SHARM EL-SHEIKH, 17 January 2004 — The signal transmitter of one of two flight recorders of an Egyptian plane which crashed this month in the Red Sea killing all 148 people on board has been located, a French specialist said yesterday.

The expert taking part in the search for the recorders said it was pinpointed at a depth of 1,023 meters.

This depth is still within reach of the Scorpio submarine robot, which has been diving since Tuesday to recover the recorders off the coast of this Red Sea resort, he said. He cautioned that locating the signal transmitter did not necessarily mean the black box had been found because the high-speed crash could have caused the two pieces to come apart.

The positioning of the transmitter was made by four sound tracking buoys deployed in the search area on Thursday, he said, adding the margin of error was a maximum of five meters. A similar operation should help locate the transmitter of the second black box, he said. One black box records the movements of the plane’s controls and the other the voices of the pilot and co-pilot.

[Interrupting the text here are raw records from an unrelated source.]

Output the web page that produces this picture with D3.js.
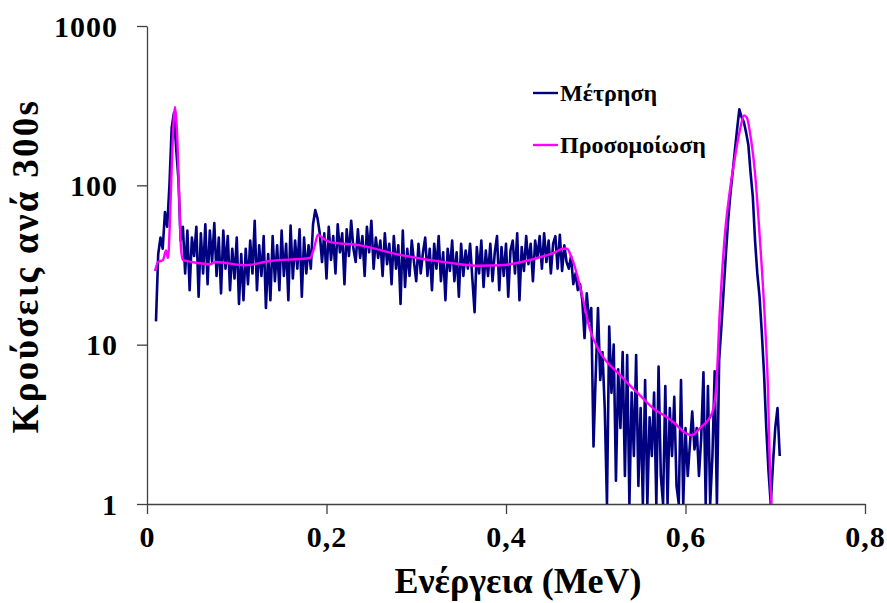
<!DOCTYPE html>
<html>
<head>
<meta charset="utf-8">
<script src="https://cdn.jsdelivr.net/npm/d3@7"></script>
<style>
  body { margin: 0; background: #fff; }
  text { font-family: "Liberation Serif", "Times New Roman", serif; font-weight: bold; }
</style>
</head>
<body>
<div id="chart"></div>
<script>
// measured spectrum: channel energies start at 0.010 MeV, 0.0025 MeV per point
const measStart = 0.010, measStep = 0.0025;
const measCounts = [
  14, 37, 47, 40, 68, 55, 100, 230, 285, 170,
  110, 45, 55, 28, 52, 22, 47, 36, 55, 20,
  50, 28, 57, 24, 52, 33, 58, 27, 47, 21,
  52, 30, 48, 22, 40, 26, 47, 18, 37, 19,
  40, 24, 45, 28, 60, 22, 42, 27, 48, 17,
  37, 19, 48, 25, 42, 22, 52, 27, 43, 19,
  56, 26, 45, 30, 53, 20, 47, 28, 42, 30,
  57, 70, 62, 50, 33, 50, 26, 55, 34, 48,
  28, 57, 38, 50, 24, 53, 36, 60, 40, 33,
  53, 35, 48, 27, 55, 38, 60, 30, 47, 35,
  45, 27, 50, 32, 43, 24, 48, 30, 42, 18,
  52, 23, 40, 27, 45, 33, 25, 43, 28, 38,
  47, 27, 40, 22, 43, 30, 48, 25, 38, 19,
  40, 29, 45, 25, 38, 20, 43, 27, 39, 30,
  43, 26, 16, 41, 28, 45, 23, 39, 27, 43,
  25, 38, 48, 22, 41, 27, 43, 20, 39, 45,
  28, 50, 19, 41, 29, 48, 32, 43, 25, 45,
  35, 48, 30, 50, 33, 45, 28, 43, 48, 30,
  49, 29, 42, 33, 30, 36, 24, 28, 22, 24,
  19, 11, 21, 14, 17, 2.3, 6.6, 17, 6, 9,
  4, 1, 13, 5, 10, 1.4, 7, 3, 9, 1.5,
  8.6, 1, 5, 2, 8.6, 1.3, 4, 1, 6, 1,
  3.5, 2, 5, 1, 7.3, 1.5, 1, 5.5, 1, 4,
  2, 4.7, 1.3, 1, 6, 1, 3, 1.5, 2.4, 3.8,
  2.2, 3, 1.5, 2.6, 6.7, 1, 5.5, 1, 2, 6.8,
  1, 8, 13, 22, 37, 60, 88, 120, 165, 225,
  300, 268, 250, 215, 180, 120, 85, 45, 28, 20,
  12, 6.6, 3, 1.6, 1, 1.8, 3, 4, 2
];

// simulation curve
const simEnergy = [0.0089, 0.0123, 0.0178, 0.0212, 0.0234, 0.0256, 0.0279, 0.0312, 0.0334, 0.0357,
  0.0379, 0.0401, 0.0501, 0.0702, 0.0769, 0.1092, 0.137, 0.1816, 0.186, 0.1905,
  0.195, 0.2039, 0.2373, 0.2819, 0.3376, 0.371, 0.3933, 0.4267, 0.4546, 0.4635,
  0.468, 0.4724, 0.4769, 0.4847, 0.4936, 0.5047, 0.527, 0.5493, 0.566, 0.5772,
  0.5883, 0.5994, 0.6072, 0.6162, 0.6295, 0.634, 0.6384, 0.6407, 0.644, 0.6496,
  0.6551, 0.6607, 0.6652, 0.6685, 0.6719, 0.6774, 0.683, 0.6886, 0.6919, 0.6942, 0.6964];
const simCounts = [29, 33, 34, 39, 35, 60, 150, 310, 220, 90,
  40, 34, 33, 32, 33, 31.5, 33.5, 35, 40, 49,
  47, 44, 42, 36.6, 32.6, 31.3, 31.5, 34, 38, 40,
  40, 36, 30.5, 20.5, 12.4, 9, 6.45, 4.8, 3.9, 3.57,
  3.2, 2.8, 2.7, 3, 3.7, 5.2, 17, 28, 50, 94,
  150, 223, 275, 265, 213, 120, 45, 13.7, 5.2, 1.56, 0.9];

const xTicks = [0, 0.2, 0.4, 0.6, 0.8];
const yTicks = [1, 10, 100, 1000];
const legendLabels = ["Μέτρηση", "Προσομοίωση"];

const margin = { top: 26, left: 147, right: 22, bottom: 99 },
  width = 887 - margin.left - margin.right,
  height = 603 - margin.top - margin.bottom;

const svg = d3.select("#chart").append("svg")
  .attr("width", 887).attr("height", 603);

const g = svg.append("g").attr("transform", `translate(${margin.left},${margin.top})`);

const x = d3.scaleLinear().domain([0, 0.8]).range([0, width]);
const y = d3.scaleLog().domain([1, 1000]).range([height, 0]);

g.append("clipPath").attr("id", "clip")
  .append("rect").attr("x", 0).attr("y", -2).attr("width", width).attr("height", height + 2);

const xAxis = g.append("g")
  .attr("transform", `translate(0,${height})`)
  .call(d3.axisBottom(x).tickValues(xTicks).tickSize(10).tickSizeOuter(0)
    .tickFormat(d => d === 0 ? "0" : d3.format(".1f")(d).replace(".", ",")));
const yAxis = g.append("g")
  .call(d3.axisLeft(y).tickValues(yTicks).tickSize(10).tickSizeOuter(0).tickFormat(d3.format("d")));

[xAxis, yAxis].forEach(a => {
  a.select(".domain").attr("stroke", "#404040").attr("stroke-width", 1.3);
  a.selectAll(".tick line").attr("stroke", "#404040").attr("stroke-width", 1.3);
  a.selectAll(".tick text").attr("fill", "#000").style("font-size", "30px")
    .style("letter-spacing", "1px").style("font-family", "Liberation Serif").style("font-weight", "bold");
});
xAxis.selectAll(".tick text").attr("dy", "1.1em").attr("y", 10);
yAxis.selectAll(".tick text").attr("x", -29).attr("dy", "0.34em");

const meas = measCounts.map((v, i) => ({ e: measStart + i * measStep, v: v }));
const sim = simEnergy.map((e, i) => ({ e: e, v: simCounts[i] }));

const line = d3.line().x(d => x(d.e)).y(d => y(Math.max(d.v, 0.5)));
const curve = d3.line().curve(d3.curveMonotoneX).x(d => x(d.e)).y(d => y(d.v));

const plot = g.append("g").attr("clip-path", "url(#clip)");
plot.append("path").datum(meas)
  .attr("fill", "none").attr("stroke", "#000080").attr("stroke-width", 2.6)
  .attr("stroke-linejoin", "round").attr("d", line);
plot.append("path").datum(sim)
  .attr("fill", "none").attr("stroke", "#ff00ff").attr("stroke-width", 2.4)
  .attr("d", curve);

// legend
const legendColors = ["#000080", "#ff00ff"];
const legend = svg.append("g");
legendLabels.forEach((t, i) => {
  const ly = 93 + i * 52;
  legend.append("line").attr("x1", 533).attr("x2", 558).attr("y1", ly).attr("y2", ly)
    .attr("stroke", legendColors[i]).attr("stroke-width", 2.4);
  legend.append("text").attr("x", 560).attr("y", ly + 8).style("font-size", "24px").text(t);
});

// axis titles
svg.append("text").attr("x", margin.left + width / 2 + 12).attr("y", 593)
  .attr("text-anchor", "middle").style("font-size", "36px").text("Ενέργεια (MeV)");
svg.append("text").attr("transform", "translate(38,266) rotate(-90)")
  .attr("text-anchor", "middle").style("font-size", "37px").style("letter-spacing", "2.3px")
  .text("Κρούσεις ανά 300s");
</script>
</body>
</html>
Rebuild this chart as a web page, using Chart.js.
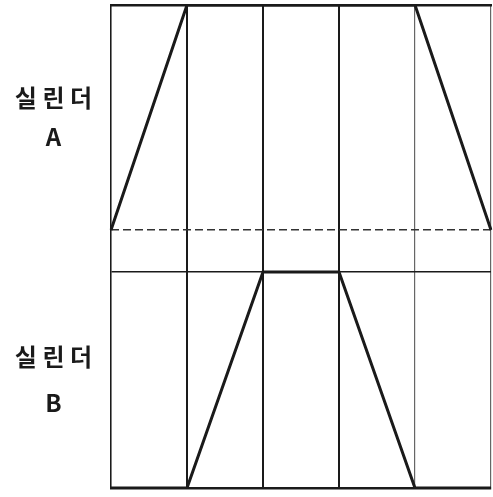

French experts working with Egyptian teams had previously said the two black boxes were believed to have plunged to a depth of up to 800 meters and spread 1.5 km apart. The French oceanographic ship Beautemps-Beaupre arrived off Sharm El-Sheikh on Thursday to map out the submarine landscape of the search area. Another underwater search vehicle, the Super Achille, is to join the efforts today.

The new equipment will boost efforts of the search teams investigating the crash of the Flash Airlines Boeing 737 that killed 134 French tourists and a Moroccan as well as 13 Egyptian crewmembers shortly after take-off for Paris.

The black boxes are expected to reveal the exact cause of the tragedy, which Egyptian and French experts believe was the result of a technical fault or other accident and not terrorism.